Simon, who has been in custody since his arrest in 2007 by the FBI, said his business fell apart because the U.S. Department of Defense did not fulfill its $2.4 million contract to have Railway Logistics supply railroad parts to war-torn Iraq. He has a pending $6.4 million claim against the U.S. government in the Court of Federal Claims.
“I’m not a bad person,” Simon told the court. “I did not want to defraud these people.”
His father, Manfred O. Simon, who was treasurer of Railway Logistics, was sentenced to 24 months in prison and held responsible for $430,818 in restitution. He will be allowed to self-report to prison, while his son remains in custody.
If either of the men or their business entities prevail in the claim against the Department of Defense, any payments would first go to pay the restitution.
The two did not testify in their own defense or call any witnesses during their three-week jury trial that ended with guilty verdicts Nov. 11. Assistant U.S. Attorney Thomas Hopkins called more than 60 witnesses, including 13 from nine other countries.
“The jury verdict was absolutely justified,” Nielsen said Friday as he sentenced the pair. “A tough sentence is not only justified, it is mandated.”
Frederick Simon, formerly of Whitefish, Mont., and Indianapolis was convicted on conspiracy to commit wire and mail fraud, eight counts of mail fraud, 11 counts of wire fraud and five counts of money laundering.
Manfred Simon was convicted of conspiracy, eight counts of mail fraud and five counts of money laundering. He was found not guilty of one count of wire fraud.
The elder Simon was drafted into the German army and held as a prisoner of war by the Russians during World War II. He later became a naturalized U.S. citizen who served in the U.S. Air Force and volunteered for combat duty in Vietnam, the court was told.
Manfred Simon lived in an apartment in Spokane, answering the telephone for Railway Logistics and depositing checks into a bank account, while his son moved from Montana to Indiana and to Germany, using a billing address in Delaware.
“I have never engaged in any scheme to defraud anybody,” Manfred Simon said, telling the court he was only following instructions from his son.
The judge said that while he was convinced Manfred Simon played a minor role, “You can’t say you were naive and didn’t know what was going on.”

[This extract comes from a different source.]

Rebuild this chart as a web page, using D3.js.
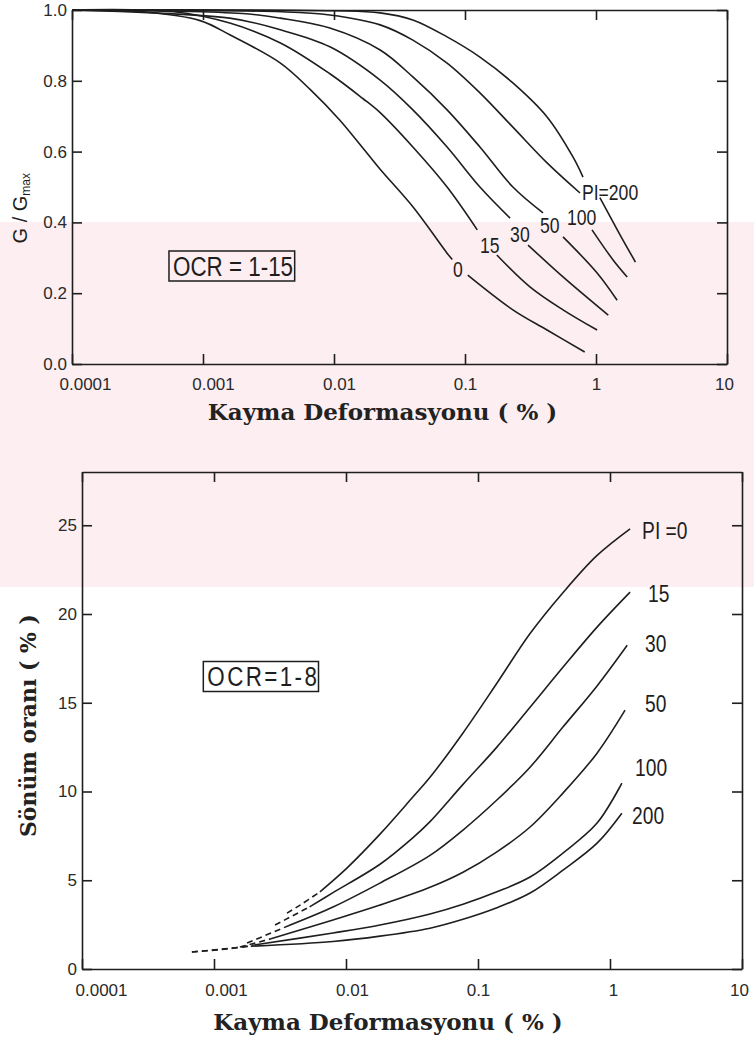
<!DOCTYPE html>
<html>
<head>
<meta charset="utf-8">
<script src="https://cdn.jsdelivr.net/npm/d3@7"></script>
<style>
  body { margin: 0; background: #fff; }
  svg { display: block; }
  .axis path, .axis line { stroke: #1e1e1e; stroke-width: 1.6; }
  .tick text { font-family: "Liberation Sans", Arial, sans-serif; font-size: 17px; fill: #2a2a2a; }
  .lbl { font-family: "Liberation Sans", Arial, sans-serif; fill: #1e1e1e; }
  .title { font-family: "DejaVu Serif", serif; font-weight: bold; fill: #222; }
  .curve { fill: none; stroke: #1e1e1e; stroke-width: 1.6; }
</style>
</head>
<body>
<svg width="754" height="1047"></svg>
<script>
var svg = d3.select("svg");

// shear strain axis (%), shared by both charts
var strainTicks = [0.0001, 0.001, 0.01, 0.1, 1, 10],
    strainLabels = ["0.0001", "0.001", "0.01", "0.1", "1", "10"];

var modTicks = [0, 0.2, 0.4, 0.6, 0.8, 1.0],
    modLabels = ["0.0", "0.2", "0.4", "0.6", "0.8", "1.0"];
var dampTicks = [0, 5, 10, 15, 20, 25],
    dampLabels = ["0", "5", "10", "15", "20", "25"];

// G/Gmax curves for PI = 0, 15, 30, 50, 100, 200  ([strain %, G/Gmax], null = gap for label)
var mod0 = [[0.0001, 1], [0.00035, 0.995], [0.00095, 0.97], [0.0016, 0.93], [0.0039, 0.85], [0.0066, 0.775],
            [0.011, 0.69], [0.0166, 0.61], [0.0225, 0.55], [0.040, 0.444], [0.073, 0.313], [0.08, 0.295], null,
            [0.105, 0.251], [0.232, 0.153], [0.423, 0.096], [0.82, 0.034]];
var mod15 = [[0.0001, 1], [0.0006, 0.995], [0.0016, 0.963], [0.0039, 0.907], [0.0093, 0.82], [0.0166, 0.75],
             [0.0225, 0.71], [0.040, 0.613], [0.073, 0.5], [0.124, 0.379], null,
             [0.175, 0.308], [0.313, 0.218], [0.56, 0.153], [1.02, 0.096]];
var mod30 = [[0.0001, 1], [0.0016, 0.977], [0.0039, 0.944], [0.0093, 0.896], [0.0225, 0.802], [0.040, 0.718],
             [0.073, 0.613], [0.130, 0.5], [0.221, 0.412], null,
             [0.303, 0.336], [0.56, 0.246], [1.24, 0.138]];
var mod50 = [[0.0001, 1], [0.002, 0.99], [0.0039, 0.977], [0.0093, 0.949], [0.0225, 0.887], [0.040, 0.811],
             [0.073, 0.718], [0.130, 0.613], [0.232, 0.5], [0.394, 0.427], null,
             [0.56, 0.359], [1.02, 0.257], [1.45, 0.18]];
var mod100 = [[0.0001, 1], [0.004, 0.995], [0.0093, 0.986], [0.0225, 0.958], [0.040, 0.915], [0.073, 0.85],
              [0.130, 0.766], [0.232, 0.669], [0.423, 0.568], [0.755, 0.483], null,
              [0.932, 0.379], [1.35, 0.294], [1.73, 0.246]];
var mod200 = [[0.0001, 1], [0.01, 0.998], [0.0225, 0.992], [0.040, 0.972], [0.073, 0.924], [0.130, 0.867],
              [0.232, 0.794], [0.423, 0.698], [0.667, 0.585], [0.796, 0.528], null,
              [1.07, 0.47], [1.5, 0.37], [2.0, 0.288]];
var modCurves = [mod0, mod15, mod30, mod50, mod100, mod200];
var modLabelText = ["0", "15", "30", "50", "100", "PI=200"];
var modLabelAt = [[0.081, 0.246], [0.130, 0.314], [0.221, 0.345], [0.374, 0.37], [0.601, 0.393], [0.781, 0.463]];

// damping ratio curves (%), same PI order
var damp0 = [[0.00357, 3.15], [0.00449, 3.6], [0.00635, 4.35], [0.0102, 5.7], [0.0181, 7.6], [0.0322, 9.7],
             [0.0433, 10.8], [0.077, 13.3], [0.139, 16.1], [0.248, 18.9], [0.44, 21.2], [0.798, 23.3],
             [1.42, 24.8]];
var damp15 = [[0.0029, 2.48], [0.0053, 3.5], [0.00797, 4.3], [0.0181, 5.9], [0.0322, 7.4], [0.0433, 8.3],
              [0.077, 10.4], [0.139, 12.5], [0.248, 14.75], [0.44, 17.0], [0.798, 19.26], [1.42, 21.23]];
var damp30 = [[0.00178, 1.46], [0.0037, 2.45], [0.00797, 3.49], [0.0181, 4.84], [0.0433, 6.4], [0.077, 7.83],
              [0.139, 9.52], [0.248, 11.37], [0.44, 13.63], [0.798, 15.95], [1.35, 18.24]];
var damp50 = [[0.00157, 1.24], [0.0027, 1.7], [0.00797, 2.76], [0.0181, 3.6], [0.0433, 4.6], [0.077, 5.45],
              [0.139, 6.6], [0.248, 8.0], [0.44, 9.91], [0.798, 12.16], [1.30, 14.58]];
var damp100 = [[0.00068, 0.96], [0.00125, 1.13], [0.002, 1.35], [0.00797, 2.03], [0.0181, 2.48], [0.0433, 3.1],
               [0.077, 3.65], [0.139, 4.35], [0.248, 5.18], [0.44, 6.53], [0.798, 8.22], [1.23, 10.47]];
var damp200 = [[0.00068, 0.96], [0.00139, 1.18], [0.0019, 1.28], [0.00797, 1.55], [0.0181, 1.85], [0.0433, 2.3],
               [0.077, 2.8], [0.139, 3.45], [0.248, 4.28], [0.44, 5.57], [0.798, 7.09], [1.23, 8.78]];
var dampCurves = [damp0, damp15, damp30, damp50, damp100, damp200];
var dampDashEnd = [0.00635, 0.0053, 0.0037, 0.0027, 0.002, 0.0019];
var dampLabelText = ["PI =0", "15", "30", "50", "100", "200"];
var dampLabelAt = [[1.75, 24.2], [1.94, 20.7], [1.84, 17.85], [1.84, 14.47], [1.55, 10.87], [1.47, 8.16]];

// pale watermark band behind the charts
svg.append("rect").attr("x", 0).attr("y", 222).attr("width", 754).attr("height", 365).attr("fill", "#fdeef1");

// draws the box with inward ticks on all four sides
function frame(g, x, y, w, h, yTicks, yLabels, xNudge, pad) {
  g.append("g").attr("class", "axis").attr("transform", "translate(0," + h + ")")
      .call(d3.axisBottom(x).tickValues(strainTicks)
        .tickFormat(function(d, i) { return strainLabels[i]; })
        .tickSizeInner(-10).tickSizeOuter(0).tickPadding(pad))
    .selectAll("text").attr("dx", function(d, i) { return xNudge[i]; });
  g.append("g").attr("class", "axis")
      .call(d3.axisTop(x).tickValues(strainTicks).tickFormat("").tickSizeInner(-10).tickSizeOuter(0));
  g.append("g").attr("class", "axis")
      .call(d3.axisLeft(y).tickValues(yTicks)
        .tickFormat(function(d, i) { return yLabels[i]; })
        .tickSizeInner(-10).tickSizeOuter(0).tickPadding(5));
  g.append("g").attr("class", "axis").attr("transform", "translate(" + w + ",0)")
      .call(d3.axisRight(y).tickValues(yTicks).tickFormat("").tickSizeInner(-10).tickSizeOuter(0));
}

// narrow label: plain sans squeezed horizontally
function narrow(g, px, py, txt, size, spacing) {
  var s = g.append("g").attr("transform", "translate(" + px + "," + py + ") scale(0.8,1)");
  s.append("text").attr("class", "lbl").attr("font-size", size)
      .attr("letter-spacing", spacing || 0).text(txt);
  return s;
}

// label in a rectangle
function boxLabel(g, px, py, txt, size, spacing) {
  var s = narrow(g, px, py, txt, size, spacing);
  var b = s.select("text").node().getBBox();
  s.insert("rect", "text").attr("x", b.x - 5).attr("y", b.y + 1)
      .attr("width", b.width + 7 - spacing).attr("height", b.height - 1)
      .attr("fill", "none").attr("stroke", "#1e1e1e").attr("stroke-width", 1.5)
      .attr("vector-effect", "non-scaling-stroke");
}

// ---- top chart : G / Gmax ----
var w1 = 655, h1 = 354;
var x1 = d3.scaleLog().domain([1e-4, 10]).range([0, w1]);
var y1 = d3.scaleLinear().domain([0, 1]).range([h1, 0]);
var g1 = svg.append("g").attr("transform", "translate(72,10)");

frame(g1, x1, y1, w1, h1, modTicks, modLabels, [13, 10, 5, 0, 0, -3], 14);

var line1 = d3.line()
    .defined(function(d) { return d !== null; })
    .x(function(d) { return x1(d[0]); })
    .y(function(d) { return y1(d[1]); })
    .curve(d3.curveCatmullRom.alpha(0.5));

g1.selectAll(".curve").data(modCurves).enter().append("path")
    .attr("class", "curve").attr("d", line1);

modLabelAt.forEach(function(d, i) {
  narrow(g1, x1(d[0]), y1(d[1]), modLabelText[i], 22);
});

boxLabel(g1, x1(0.00059), y1(0.25), "OCR = 1-15", 28, 0);

g1.append("text").attr("class", "lbl").attr("font-size", 20)
    .attr("transform", "translate(-45," + y1(0.44) + ") rotate(-90)")
    .attr("text-anchor", "middle")
    .text("G / G")
  .append("tspan").attr("font-size", 12).attr("dy", 3).text("max");

g1.append("text").attr("class", "title").attr("font-size", 23)
    .attr("x", w1 / 2 - 17).attr("y", h1 + 56).attr("text-anchor", "middle")
    .text("Kayma Deformasyonu ( % )");

// ---- bottom chart : damping ratio ----
var w2 = 660, h2 = 497;
var x2 = d3.scaleLog().domain([1e-4, 10]).range([0, w2]);
var y2 = d3.scaleLinear().domain([0, 28]).range([h2, 0]);
var g2 = svg.append("g").attr("class", "bot").attr("transform", "translate(82,472)");

frame(g2, x2, y2, w2, h2, dampTicks, dampLabels, [19, 12, 6, 0, 3, -3], 15);

var line2 = d3.line()
    .x(function(d) { return x2(d[0]); })
    .y(function(d) { return y2(d[1]); })
    .curve(d3.curveCatmullRom.alpha(0.5));

dampCurves.forEach(function(c, i) {
  var cut = dampDashEnd[i];
  g2.append("path").attr("class", "curve").attr("stroke-dasharray", "6,4")
      .attr("d", line2(c.filter(function(d) { return d[0] <= cut; })));
  g2.append("path").attr("class", "curve")
      .attr("d", line2(c.filter(function(d) { return d[0] >= cut; })));
});

dampLabelAt.forEach(function(d, i) {
  narrow(g2, x2(d[0]), y2(d[1]), dampLabelText[i], 24);
});

boxLabel(g2, x2(0.00089), y2(15.95), "OCR=1-8", 28, 3);

g2.append("text").attr("class", "title").attr("font-size", 22)
    .attr("transform", "translate(-46," + (h2 / 2 + 5) + ") rotate(-90)")
    .attr("text-anchor", "middle")
    .text("Sönüm oranı ( % )");

g2.append("text").attr("class", "title").attr("font-size", 23)
    .attr("x", w2 / 2 - 24).attr("y", h2 + 61).attr("text-anchor", "middle")
    .text("Kayma Deformasyonu ( % )");
</script>
</body>
</html>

Both were convicted of similar federal fraud charges related to the sale of locomotive parts in 1997 in Montana and still owe an additional $279,000 in restitution ordered in that case.
A third federal fraud case filed in Montana against Frederick Simon, involving the fraudulent activities of Engineering International, was transferred to Nielsen’s court and combined with a 2007 indictment returned after an investigation by FBI agent Bernadette Brown.
“It is a pattern of activity you’ve been involved in,” the judge told Frederick Simon, who now has three federal felony convictions. The judge said Simon took prepayments from customers, then lied to them when they inquired about their unfilled orders.
The prosecutor described Frederick Simon as the leader and organizer of the “sophisticated fraud scheme” that involved numerous e-mail accounts and multiple cell phones, creating the illusion he had offices and staff in multiple locations.
“His fraudulent conduct caused substantial losses and gave American business a black eye in several foreign markets,” Hopkins told the court.